Addressing the first such supply disruption since the war’s start, Kremlin spokesman Dmitry Peskov strongly hinted that other European economies may be next. Speaking to reporters Wednesday, he said that if some customers “decline to pay under the new system” Russia has instituted — meaning in rubles instead of dollars or euros — they would “of course” could face the same treatment.
Along a 300-mile battlefront in Ukraine’s Donbas region, meanwhile, Russian forces managed to capture a small town,
Zarichne, the Ukrainian military said in an early morning operational report. The giant Azovstal steelworks in the battered southern port city of Mariupol, which has become a symbol of Ukrainian resistance, also came under new bombardment, the military said.

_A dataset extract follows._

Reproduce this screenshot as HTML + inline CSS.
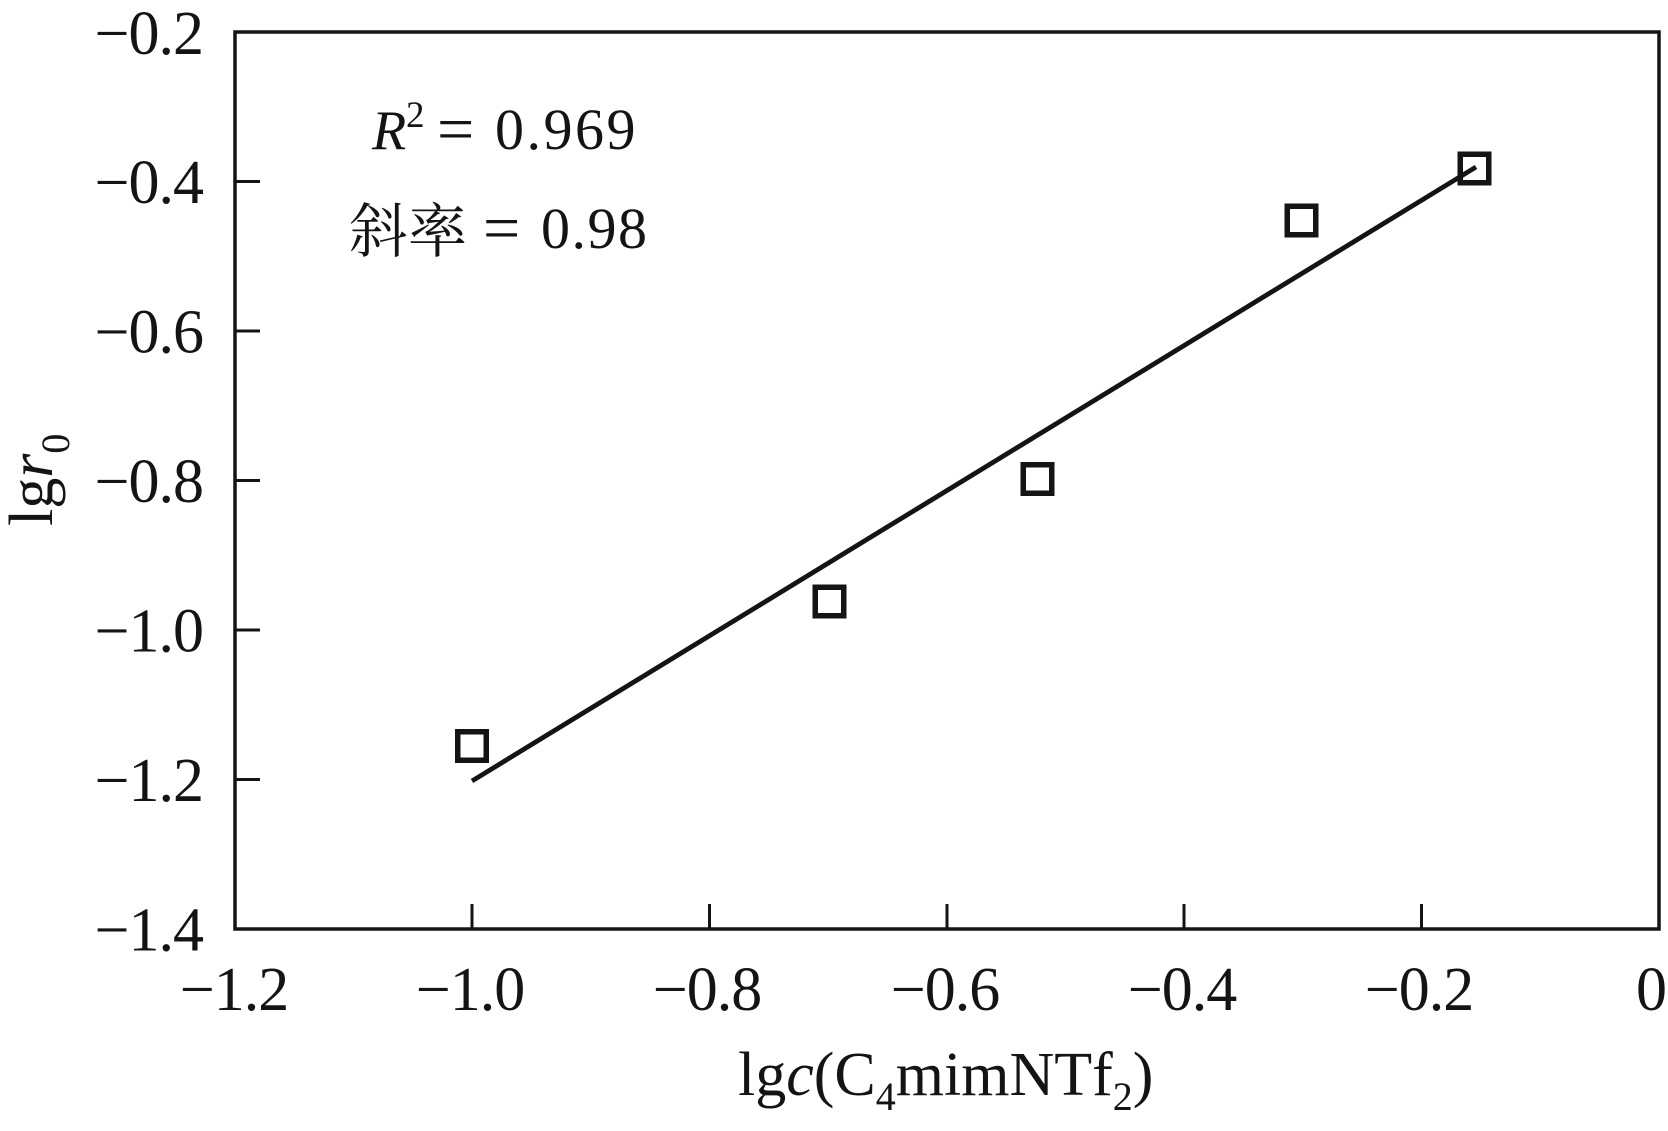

Russia has been trying since the start of the war to capture Mariupol, and the city’s last-ditch defenders and some civilians are holed up inside the sprawling Soviet-era steel complex laced with tunnels and bunkers. Even though fighting continues, Russian President Vladimir Putin has already claimed victory in the siege of the city, which Ukraine refuses to acknowledge.
In the northeastern city of Kharkiv, partially hemmed in by Russian troops and under heavy bombardment since the start of the war, loud explosions rocked the city shortly after midnight. Later, the regional governor said on the messaging app Telegram that overnight strikes in outlying towns had killed three people and wounded 15 others.